Mandel is the Buckeye State’s Treasurer, winning that job last year and pulling the most votes of any statewide candidate when he did so.  Mandel had previously served two terms in the Ohio House (and also a stint as class body president of The Ohio State University, which goes a very long way in Ohio.)

These four candidates alone would represent a renaissance of Republican thought among a new generation of Senate members that already counts Marco Rubio, Mike Lee, Kelly Ayotte and Pat Toomey among the very visible, highly effective defenders of freedom and free markets in D.C.

Each of these four candidates may face primary opponents, so the National Republican Senatorial Committee will no doubt stay far away from the campaigns until they win their party’s nominations, but the Tea Party and traditional grassroots activists do not need to be shy about sending assistance and endorsements to these movement conservatives who understand the pressing need for a reformation inside the Beltway.

There are other opportunities for the Republicans to win key Senate seats held by Democrats.  Many are watching the races in Pennsylvania, Wisconsin, Michigan, New Mexico and Washington State to see if conservative champions will emerge to challenge for current occupied or open Democratic seats.  Given the turbulent political times, Democrats in usually reliable states like New York and New Jersey might also find themselves in tight races, while even an “invincible” like California’s Dianne Feinstein has seen her once formidable approval ratings crumble as the public loses faith in the misguided trio of Obama-Pelosi-Reid.

The feel of 2011 is very similar to 1979, and if the historic election night of 1980 finds a parallel in next year’s voting, all sorts of long-serving Democrats who cooperated in the fiscal fiasco of the past four years will be looking for work in January 2013.

To get to that happy and urgently necessary result, however, the key candidacies of Bruning, Cruz, Hasner and Mandel –such a law firm it would make except Mandel isn’t a lawyer—need early financial support from across the country to both win their primaries and build the network for next fall.

I hope the four of them will conduct a cross-country blitz together, laying down a platform of conservative renewal and youthful energy backed by real experience in governing and service. 
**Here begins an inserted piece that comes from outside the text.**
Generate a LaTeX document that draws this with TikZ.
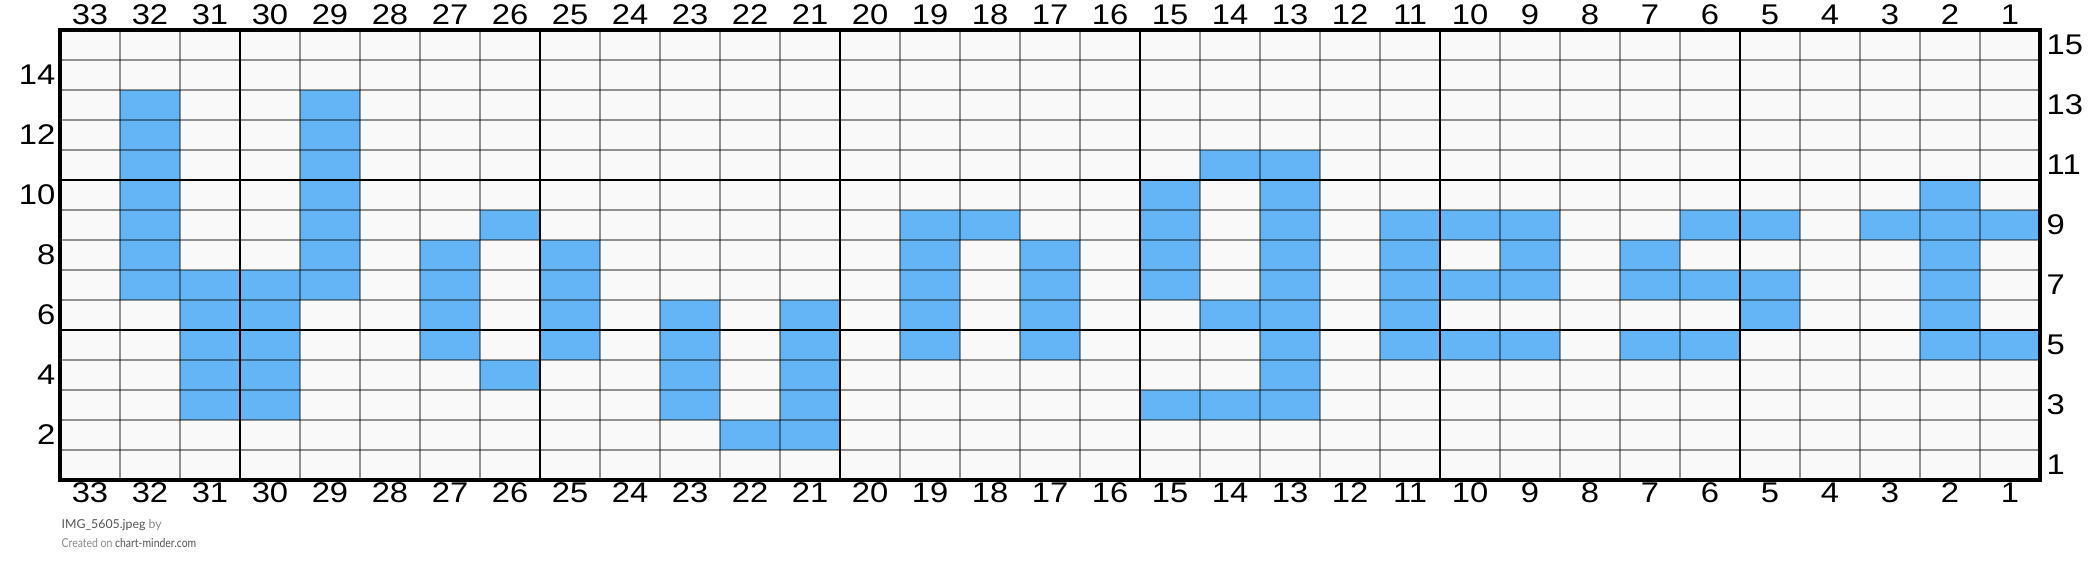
\documentclass[tikz,border=0pt]{standalone}
\usepackage{fontspec}
\setmainfont{Lato}
\newfontfamily\numfont[FakeStretch=1.15]{Liberation Sans}
\newfontfamily\footcond[FakeStretch=0.85]{Lato}
\definecolor{cellblue}{HTML}{64B5F6}
\definecolor{cellbg}{HTML}{F9F9F9}
\definecolor{footdark}{HTML}{555555}
\definecolor{footlight}{HTML}{8A8A8A}
\begin{document}
\begin{tikzpicture}[x=0.01cm,y=-0.01cm,
  lbl/.style={font=\numfont\fontsize{8.1}{9.7}\selectfont, inner sep=0pt},
  thingrid/.style={draw=black, draw opacity=0.42, line width=0.34pt},
  thickgrid/.style={draw=black, line width=0.62pt},
  bluecell/.style={fill=cellblue},
  foot/.style={font=\fontsize{3.5}{4.2}\selectfont, inner sep=0pt, anchor=west, text=footdark}
]
\useasboundingbox[fill=white] (0,0) rectangle (2100,573);
\fill[cellbg] (60,30) rectangle (2040,480);
\foreach \c/\r in {32/13,32/12,32/11,32/10,32/9,32/8,32/7,
  31/7,31/6,31/5,31/4,31/3,
  30/7,30/6,30/5,30/4,30/3,
  29/13,29/12,29/11,29/10,29/9,29/8,29/7,
  27/8,27/7,27/6,27/5,
  26/9,26/4,
  25/8,25/7,25/6,25/5,
  23/6,23/5,23/4,23/3,
  22/2,
  21/6,21/5,21/4,21/3,21/2,
  19/9,19/8,19/7,19/6,19/5,
  18/9,
  17/8,17/7,17/6,17/5,
  15/10,15/9,15/8,15/7,15/3,
  14/11,14/6,14/3,
  13/11,13/10,13/9,13/8,13/7,13/6,13/5,13/4,13/3,
  11/9,11/8,11/7,11/6,11/5,
  10/9,10/7,10/5,
  9/9,9/8,9/7,9/5,
  7/8,7/7,7/5,
  6/9,6/7,6/5,
  5/9,5/7,5/6,
  3/9,
  2/10,2/9,2/8,2/7,2/6,2/5,
  1/9,1/5}
  \fill[bluecell] ({2040-60*\c},{480-30*\r}) rectangle ({2100-60*\c},{510-30*\r});
\foreach \i in {1,...,32} \draw[thingrid] ({60+60*\i},30) -- ({60+60*\i},480);
\foreach \i in {1,...,14} \draw[thingrid] (60,{30+30*\i}) -- (2040,{30+30*\i});
\foreach \xx in {240,540,840,1140,1440,1740} \draw[thickgrid] (\xx,30) -- (\xx,480);
\foreach \yy in {180,330} \draw[thickgrid] (60,\yy) -- (2040,\yy);
\draw[draw=black, line width=0.9pt] (60,30) rectangle (2040,480);
\foreach \c in {1,...,33} {
  \node[lbl] (top\c) at ({2070-60*\c},15) {\c};
  \node[lbl] (bot\c) at ({2070-60*\c},493) {\c};
}
\foreach \r in {2,4,...,14} \node[lbl, anchor=east] (left\r) at (56,{495-30*\r}) {\r};
\foreach \r in {1,3,...,15} \node[lbl, anchor=west] (right\r) at (2046,{495-30*\r}) {\r};
\node[foot] (foot1) at (61,525) {IMG\_5605.jpeg \textcolor{footlight}{by}};
\node[foot] (foot2) at (61,543) {\footcond\textcolor{footlight}{Created on} chart-minder.com};
\end{tikzpicture}
\end{document}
But don’t wait for them to show up in your town.  Celebrate the approach of the 4th of July with contributions to these candidates –and Rehberg and Allen—as the expression of your resolve to send a new president the sort of senators with who he (or she) can work to turn the country around.   The Senate needs a massive infusion of new blood championing the great ideas that have powered America.  We are blessed to have just such candidates in 2012.